▶ **Data for processing**:
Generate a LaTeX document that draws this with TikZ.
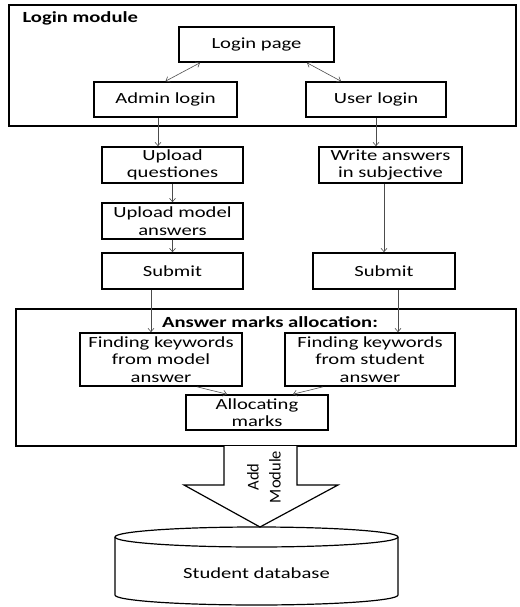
\documentclass[tikz,border=0pt]{standalone}
\usepackage{fontspec}
\setmainfont[FakeStretch=1.33]{Carlito}
\newfontfamily\addfont{Carlito}
\usetikzlibrary{arrows.meta}

\begin{document}
\begin{tikzpicture}[x = 1pt, y = 1pt, >={Straight Barb[length=3.5pt, width=6pt]},
	box/.style = {draw, line width = 1.6pt, inner sep = 1pt, align = center, font = \fontsize{15.5}{17.5}\selectfont},
	frame/.style = {draw, line width = 1.6pt},
	link/.style = {draw = black!70, line width = .6pt},
	title/.style = {anchor = base, font = \bfseries\fontsize{15.5}{17.5}\selectfont}]
	\useasboundingbox (0,0) rectangle (519,-607);
	\draw[frame] (9,-5) rectangle (516,-126); %login module
	\node[title, anchor = base west] (logtitle) at (19,-23) {Login module};
	\node[box, minimum width = 155pt, minimum height = 35pt] (page) at (256.5,-44.5) {Login page};
	\node[box, minimum width = 143pt, minimum height = 35pt] (admin) at (165.5,-99.5) {Admin login};
	\node[box, minimum width = 140pt, minimum height = 35pt] (user) at (376,-99.5) {User login};
	\draw[<->, link] ([xshift=-56.5pt]page.south) -- (admin.north);
	\draw[<->, link] ([xshift=50.5pt]page.south) -- ([xshift=-35pt]user.north);
	%admin side
	\node[box, minimum width = 141pt, minimum height = 36pt] (upq) at (172.5,-165) {Upload\\questiones};
	\node[box, minimum width = 141pt, minimum height = 36pt] (upm) at (172.5,-221) {Upload model\\answers};
	\node[box, minimum width = 141pt, minimum height = 36pt] (subl) at (172.5,-271) {Submit};
	\draw[->, link] ([xshift=-7.5pt]admin.south) -- ([xshift=-7.5pt]admin.south |- upq.north);
	\draw[->, link] (upq.south) -- (upm.north);
	\draw[->, link] (upm.south) -- (subl.north);
	%user side
	\node[box, minimum width = 143pt, minimum height = 36pt] (write) at (390.5,-165) {Write answers\\in subjective};
	\node[box, minimum width = 142pt, minimum height = 36pt] (subr) at (384,-271) {Submit};
	\draw[->, link] (user.south) -- (user.south |- write.north);
	\draw[->, link] (write.south -| subr.north) -- (subr.north);
	%marks allocation
	\draw[frame] (16,-309) rectangle (516,-446);
	\node[title] (marktitle) at (270,-327) {Answer marks allocation:};
	\node[box, minimum width = 162pt, minimum height = 53pt] (findm) at (161,-359.5) {Finding keywords\\from model\\answer};
	\node[box, minimum width = 170pt, minimum height = 53pt] (finds) at (370,-359.5) {Finding keywords\\from student\\answer};
	\node[box, minimum width = 142pt, minimum height = 35pt] (alloc) at (257,-412.5) {Allocating\\marks};
	\draw[->, link] ([xshift=-21.5pt]subl.south) -- ([xshift=-21.5pt]subl.south |- findm.north);
	\draw[->, link] ([xshift=14pt]subr.south) -- ([xshift=14pt]subr.south |- finds.north);
	\draw[->, link] ([xshift=36pt]findm.south) -- ([xshift=-30pt]alloc.north);
	\draw[->, link] ([xshift=-47pt]finds.south) -- ([xshift=36pt]alloc.north);
	%add module arrow
	\draw[frame, line width = 1.2pt, fill = white] (224,-446) -- (224,-485) -- (184,-485) -- (260,-527) -- (338,-485) -- (297,-485) -- (297,-446);
	\node[rotate = 90, align = center, inner sep = 0pt, font = \addfont\fontsize{16.5}{22}\selectfont] (add) at (264,-477) {Add\\Module};
	%database
	\draw[frame, line width = 1.2pt] (115,-537) -- (115,-595) arc[start angle = 180, end angle = 360, x radius = 141.5pt, y radius = 10pt] -- (398,-537);
	\draw[frame, line width = 1.2pt] (256.5,-537) ellipse[x radius = 141.5pt, y radius = 10pt];
	\node[font = \fontsize{15.5}{17.5}\selectfont] (db) at (256.5,-573) {Student database};
\end{tikzpicture}
\end{document}
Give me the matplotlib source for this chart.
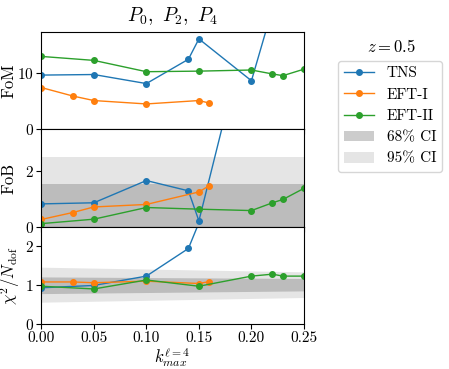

▶ **Given task**:
A faithful copy of the records above is needed, with the pictures left out.

▶ **Written solution**:
Generate a LaTeX document that draws this with TikZ.
\documentclass[tikz,border=0pt]{standalone}
\usepackage{fontspec}
\setmainfont[FakeStretch=1.33]{Carlito}
\newfontfamily\addfont{Carlito}
\usetikzlibrary{arrows.meta}

\begin{document}
\begin{tikzpicture}[x = 1pt, y = 1pt, >={Straight Barb[length=3.5pt, width=6pt]},
	box/.style = {draw, line width = 1.6pt, inner sep = 1pt, align = center, font = \fontsize{15.5}{17.5}\selectfont},
	frame/.style = {draw, line width = 1.6pt},
	link/.style = {draw = black!70, line width = .6pt},
	title/.style = {anchor = base, font = \bfseries\fontsize{15.5}{17.5}\selectfont}]
	\useasboundingbox (0,0) rectangle (519,-607);
	\draw[frame] (9,-5) rectangle (516,-126); %login module
	\node[title, anchor = base west] (logtitle) at (19,-23) {Login module};
	\node[box, minimum width = 155pt, minimum height = 35pt] (page) at (256.5,-44.5) {Login page};
	\node[box, minimum width = 143pt, minimum height = 35pt] (admin) at (165.5,-99.5) {Admin login};
	\node[box, minimum width = 140pt, minimum height = 35pt] (user) at (376,-99.5) {User login};
	\draw[<->, link] ([xshift=-56.5pt]page.south) -- (admin.north);
	\draw[<->, link] ([xshift=50.5pt]page.south) -- ([xshift=-35pt]user.north);
	%admin side
	\node[box, minimum width = 141pt, minimum height = 36pt] (upq) at (172.5,-165) {Upload\\questiones};
	\node[box, minimum width = 141pt, minimum height = 36pt] (upm) at (172.5,-221) {Upload model\\answers};
	\node[box, minimum width = 141pt, minimum height = 36pt] (subl) at (172.5,-271) {Submit};
	\draw[->, link] ([xshift=-7.5pt]admin.south) -- ([xshift=-7.5pt]admin.south |- upq.north);
	\draw[->, link] (upq.south) -- (upm.north);
	\draw[->, link] (upm.south) -- (subl.north);
	%user side
	\node[box, minimum width = 143pt, minimum height = 36pt] (write) at (390.5,-165) {Write answers\\in subjective};
	\node[box, minimum width = 142pt, minimum height = 36pt] (subr) at (384,-271) {Submit};
	\draw[->, link] (user.south) -- (user.south |- write.north);
	\draw[->, link] (write.south -| subr.north) -- (subr.north);
	%marks allocation
	\draw[frame] (16,-309) rectangle (516,-446);
	\node[title] (marktitle) at (270,-327) {Answer marks allocation:};
	\node[box, minimum width = 162pt, minimum height = 53pt] (findm) at (161,-359.5) {Finding keywords\\from model\\answer};
	\node[box, minimum width = 170pt, minimum height = 53pt] (finds) at (370,-359.5) {Finding keywords\\from student\\answer};
	\node[box, minimum width = 142pt, minimum height = 35pt] (alloc) at (257,-412.5) {Allocating\\marks};
	\draw[->, link] ([xshift=-21.5pt]subl.south) -- ([xshift=-21.5pt]subl.south |- findm.north);
	\draw[->, link] ([xshift=14pt]subr.south) -- ([xshift=14pt]subr.south |- finds.north);
	\draw[->, link] ([xshift=36pt]findm.south) -- ([xshift=-30pt]alloc.north);
	\draw[->, link] ([xshift=-47pt]finds.south) -- ([xshift=36pt]alloc.north);
	%add module arrow
	\draw[frame, line width = 1.2pt, fill = white] (224,-446) -- (224,-485) -- (184,-485) -- (260,-527) -- (338,-485) -- (297,-485) -- (297,-446);
	\node[rotate = 90, align = center, inner sep = 0pt, font = \addfont\fontsize{16.5}{22}\selectfont] (add) at (264,-477) {Add\\Module};
	%database
	\draw[frame, line width = 1.2pt] (115,-537) -- (115,-595) arc[start angle = 180, end angle = 360, x radius = 141.5pt, y radius = 10pt] -- (398,-537);
	\draw[frame, line width = 1.2pt] (256.5,-537) ellipse[x radius = 141.5pt, y radius = 10pt];
	\node[font = \fontsize{15.5}{17.5}\selectfont] (db) at (256.5,-573) {Student database};
\end{tikzpicture}
\end{document}
Give me the matplotlib source for this chart.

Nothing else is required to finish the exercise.